EVENT DELAYED UNTIL NEXT SEASON Ancient Sky-watchers – Archeoastronomy in New Mexico and the Southwest – James (Jim) Wysong, Ed.D.
Since prehistory, our ancestors have employed the sky as a clock, calendar, and a means for navigation and surveying. Mesoamerican cultures developed sophisticated and systematic practices of astronomical observations and measurement. Evidence suggests that the native people of the American Southwest were influenced by these neighboring cultures and incorporated some of this knowledge into their own astronomical practices. This talk will discuss evidence of the astronomical traditions of the indigenous cultures of the Southwest, including the Ancestral Puebloans, as well as the subsequent Puebloan cultures and the Southern Athabaskans.
Dr.

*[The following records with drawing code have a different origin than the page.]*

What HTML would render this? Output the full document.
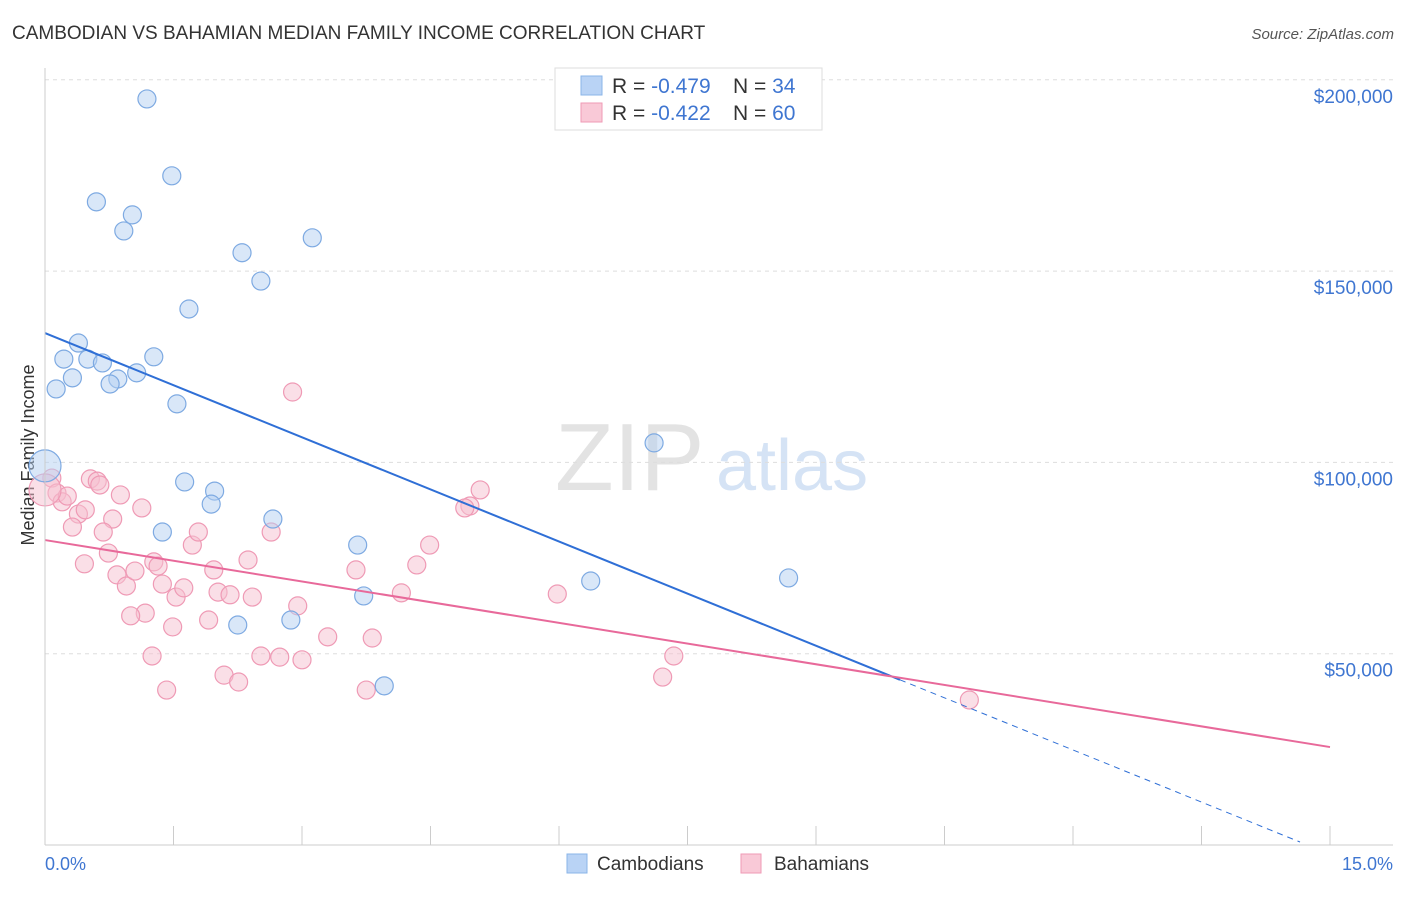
<!DOCTYPE html>
<html><head><meta charset="utf-8"><style>
body{margin:0;background:#fff;font-family:"Liberation Sans",sans-serif;}
svg text{font-family:"Liberation Sans",sans-serif;}
</style></head><body>
<svg id="chart" width="1406" height="892">
<text x="12" y="39" font-size="19" fill="#333">CAMBODIAN VS BAHAMIAN MEDIAN FAMILY INCOME CORRELATION CHART</text>
<text x="1394" y="39" font-size="15" fill="#555" font-style="italic" text-anchor="end">Source: ZipAtlas.com</text>
<text x="34" y="455" font-size="18" fill="#333" transform="rotate(-90 34 455)" text-anchor="middle">Median Family Income</text>
<text x="555" y="490" font-size="96" fill="#e3e3e3" font-family="Liberation Serif">ZIP</text>
<text x="716" y="490" font-size="72" fill="#d5e3f5">atlas</text>
<g id="grid"></g><g id="pts"></g><g id="lines"></g>
<line x1="45" y1="845" x2="1393" y2="845" stroke="#ccc"/>
<line x1="45" y1="68" x2="45" y2="845" stroke="#ccc"/>
<text x="45" y="870" font-size="18" fill="#3f76d1">0.0%</text>
<text x="1393" y="870" font-size="18" fill="#3f76d1" text-anchor="end">15.0%</text>
<g>
<rect x="555" y="68" width="267" height="62" fill="#fff" stroke="#ddd"/>
<rect x="581" y="76" width="21" height="19" fill="#b9d3f5" stroke="#8ab4e8"/>
<rect x="581" y="103" width="21" height="19" fill="#f9c9d7" stroke="#ef9ab5"/>
<text x="612" y="93" font-size="21" fill="#333">R = <tspan fill="#3f76d1">-0.479</tspan><tspan x="733">N = </tspan><tspan fill="#3f76d1">34</tspan></text>
<text x="612" y="120" font-size="21" fill="#333">R = <tspan fill="#3f76d1">-0.422</tspan><tspan x="733">N = </tspan><tspan fill="#3f76d1">60</tspan></text>
</g>
<g>
<rect x="567" y="854" width="20" height="19" fill="#b9d3f5" stroke="#8ab4e8"/>
<text x="597" y="870" font-size="19" fill="#333">Cambodians</text>
<rect x="741" y="854" width="20" height="19" fill="#f9c9d7" stroke="#ef9ab5"/>
<text x="774" y="870" font-size="19" fill="#333">Bahamians</text>
</g>
</svg>
<script>
const yTicks=[50000,100000,150000,200000];
const yTickLabels=["$50,000","$100,000","$150,000","$200,000"];
const xTicks=[0,1.5,3,4.5,6,7.5,9,10.5,12,13.5,15];
const blueX=[1.19,1.48,0.60,1.02,0.92,3.12,2.30,2.52,1.68,0.39,0.22,0.50,0.67,1.27,0.32,0.85,0.76,1.07,0.13,1.54,7.11,0,1.63,1.98,1.94,2.66,1.37,3.65,6.37,8.68,3.72,2.25,2.87,3.96];
const blueY=[195.0,174.9,168.1,164.7,160.5,158.7,154.8,147.4,140.1,131.2,127.0,127.0,126.0,127.6,122.1,121.8,120.5,123.4,119.2,115.3,105.1,99.1,94.9,92.5,89.1,85.2,81.8,78.4,69.0,69.8,65.1,57.5,58.8,41.6];
const pinkX=[2.89,5.08,4.96,4.90,0.08,0.14,0.20,0.26,0.53,0.61,0.88,1.13,0.39,0.32,0.79,0.68,0.74,0.46,0.84,0.95,1.05,1.27,1.32,1.37,1.53,1.62,1.72,1.79,1.97,2.02,2.16,2.42,2.37,2.64,1.91,1.17,1.00,1.49,2.95,3.63,4.34,4.49,4.16,5.98,3.30,3.82,1.25,2.52,2.74,3.00,7.34,7.21,1.42,2.09,2.26,3.75,10.79,0,0.47,0.64];
const pinkY=[118.4,92.8,88.6,88.1,95.9,92.0,89.7,91.2,95.7,95.1,91.5,88.1,86.5,83.1,85.2,81.8,76.3,73.5,70.6,67.7,71.6,74.0,72.9,68.2,64.8,67.2,78.4,81.8,71.9,66.1,65.4,64.8,74.5,81.8,58.8,60.6,59.9,57.0,62.5,71.9,73.2,78.4,65.9,65.6,54.4,54.1,49.4,49.4,49.1,48.4,49.4,43.9,40.5,44.4,42.6,40.5,37.9,92.8,87.6,94.1];
const blueLine=[133.8,-9.08];const pinkLine=[79.7,-3.607];
const NS="http://www.w3.org/2000/svg";
const sx=v=>45+v*1285/15, sy=v=>845-v*191.3/50;
function mk(t,a,p){const e=document.createElementNS(NS,t);for(const k in a)e.setAttribute(k,a[k]);p.appendChild(e);return e;}
const grid=document.getElementById('grid');
yTicks.forEach((t,i)=>{const y=sy(t/1000);
const l=mk('line',{x1:45,x2:1393,y1:y,y2:y,stroke:'#ddd','stroke-dasharray':'4,4'},grid);


const tx=mk('text',{x:1393,y:y+23,'font-size':19,fill:'#3f76d1','text-anchor':'end'},grid);tx.textContent=yTickLabels[i];

});
xTicks.forEach(t=>{const x=sx(t);const l=mk('line',{x1:x,x2:x,y1:826,y2:845,stroke:'#ccc'},grid);

});
const pts=document.getElementById('pts');
function dot(x,y,big,fill,st,name){const c=mk('circle',{cx:sx(x),cy:sy(y),r:big?16:9,fill:fill,'fill-opacity':0.5,stroke:st,'stroke-width':1.2},pts);

}
pinkX.forEach((x,i)=>dot(x,pinkY[i],i==57,'#f6bfd0','#ef9ab5','bahamian-point'));
blueX.forEach((x,i)=>dot(x,blueY[i],i==21,'#b3d0f2','#7eaae2','cambodian-point'));
const lines=document.getElementById('lines');
const bEnd=9.98, bf=x=>blueLine[0]+blueLine[1]*x;
let l1=mk('line',{x1:sx(0),y1:sy(bf(0)),x2:sx(bEnd),y2:sy(bf(bEnd)),stroke:'#2f6fd6','stroke-width':2},lines);


let l2=mk('line',{x1:sx(bEnd),y1:sy(bf(bEnd)),x2:sx(14.65),y2:sy(bf(14.65)),stroke:'#2f6fd6','stroke-width':1,'stroke-dasharray':'6,5'},lines);


const pf=x=>pinkLine[0]+pinkLine[1]*x;
let l3=mk('line',{x1:sx(0),y1:sy(pf(0)),x2:sx(15),y2:sy(pf(15)),stroke:'#e8699a','stroke-width':2},lines);


</script>
</body></html>
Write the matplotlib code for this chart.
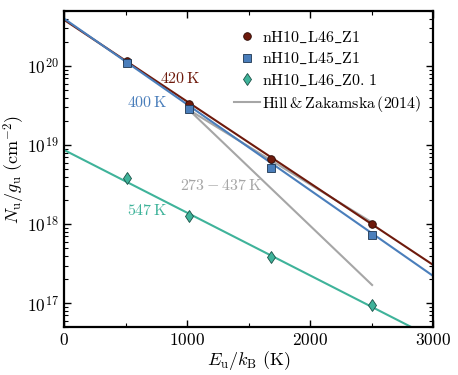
import numpy as np
import matplotlib
matplotlib.use("Agg")
import matplotlib.pyplot as plt

plt.rcParams['font.family'] = 'serif'
plt.rcParams['font.serif'] = ['cmr10']
plt.rcParams['mathtext.fontset'] = 'cm'
plt.rcParams['axes.formatter.use_mathtext'] = True

# upper level energies of the H2 rotational lines (K)
energy = [510, 1015, 1682, 2504]

# column densities per statistical weight (cm^-2)
n_L46_Z1 = [1.15e20, 3.27e19, 6.6e18, 1.0e18]
n_L45_Z1 = [1.11e20, 2.83e19, 5.1e18, 7.4e17]
n_L46_Z01 = [3.8e18, 1.28e18, 3.8e17, 9.6e16]

# excitation temperature fits: temperature (K) and value at E=0
fit_temps = [420, 400, 547]
fit_n0 = [3.86e20, 4.0e20, 8.7e18]

# Hill & Zakamska (2014) range
hz_energy = [1015, 2504]
hz_upper = [2.8e19, 1.05e18]
hz_lower = [2.8e19, 1.7e17]

red = '#6e1a0c'
blue = '#4a7ebb'
green = '#3fb39a'
gray = '#a6a6a6'

fig = plt.figure(figsize=(4.58, 3.75), dpi=100)
ax = fig.add_axes([0.1397, 0.128, 0.806, 0.843])

e_line = np.array([0, 3000])
for T, n0, col in zip(fit_temps, fit_n0, [red, blue, green]):
    ax.plot(e_line, n0 * np.exp(-e_line / T), color=col, lw=1.5, zorder=2)

ax.plot(hz_energy, hz_upper, color=gray, lw=1.5, zorder=1.5,
        label=r'Hill$\,$&$\,$Zakamska$\,$(2014)')
ax.plot(hz_energy, hz_lower, color=gray, lw=1.5, zorder=1.5)

ax.plot(energy, n_L46_Z1, 'o', color=red, mec='#2a0a05', mew=0.6, ms=5.5,
        ls='none', zorder=3, label=r'$\mathrm{nH10\_L46\_Z1}$')
ax.plot(energy, n_L45_Z1, 's', color=blue, mec='#1e3550', mew=0.6, ms=5.5,
        ls='none', zorder=3, label=r'$\mathrm{nH10\_L45\_Z1}$')
ax.plot(energy, n_L46_Z01, 'd', color=green, mec='#1a5046', mew=0.6, ms=6.5,
        ls='none', zorder=3, label=r'$\mathrm{nH10\_L46\_Z0.}\,\mathrm{1}$')

ax.text(943, 6.9e19, r'$420\,\mathrm{K}$', color=red, fontsize=11.5, ha='center', va='center')
ax.text(675, 3.5e19, r'$400\,\mathrm{K}$', color=blue, fontsize=11.5, ha='center', va='center')
ax.text(1276, 3.1e18, r'$273-437\,\mathrm{K}$', color=gray, fontsize=11.5, ha='center', va='center')
ax.text(675, 1.48e18, r'$547\,\mathrm{K}$', color=green, fontsize=11.5, ha='center', va='center')

ax.set_yscale('log')
ax.set_xlim(0, 3000)
ax.set_ylim(5e16, 5e20)
ax.set_xticks([0, 1000, 2000, 3000])
ax.set_xticks([500, 1500, 2500], minor=True)
ax.tick_params(which='both', direction='in', top=True, right=True, labelsize=12.5)
ax.tick_params(which='major', length=5, width=1)
ax.tick_params(which='minor', length=3, width=0.8)
for s in ax.spines.values():
    s.set_linewidth(1.6)

ax.set_xlabel(r'$E_\mathrm{u}/k_\mathrm{B}\ (\mathrm{K})$', fontsize=13, labelpad=1)
ax.set_ylabel(r'$N_\mathrm{u}/g_\mathrm{u}\ (\mathrm{cm}^{-2})$', fontsize=13)
ax.yaxis.set_label_coords(-0.10, 0.5)

h, l = ax.get_legend_handles_labels()
order = [1, 2, 3, 0]
ax.legend([h[i] for i in order], [l[i] for i in order], loc='upper right',
          bbox_to_anchor=(1.0, 0.975), frameon=False, fontsize=11.5,
          handlelength=1.6, handletextpad=0.15, borderaxespad=0.3,
          labelspacing=0.38)

fig.savefig('out.png', dpi=100)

James (Jim) Wysong
Dr. James (Jim) Wysong is the Dean of the School of Liberal Arts and the School of Arts and Design at Santa Fe Community College, in Santa Fe, New Mexico. Dr. Wysong was a geosciences professor for twenty-five years before taking an administrative appointment. He was first introduced to Archeoastronomy at the University of South Florida by the late Robert Fuson, Ph.D., one of the founders of the discipline. Later, he participated in field work in the Yucatan and Central America with the late Ralph Robert Robbins, Jr., Ph.D., of the University of Texas at Austin. Dr. Wysong is an experienced pilot, photographer, and lover of New Mexico’s natural and cultural history.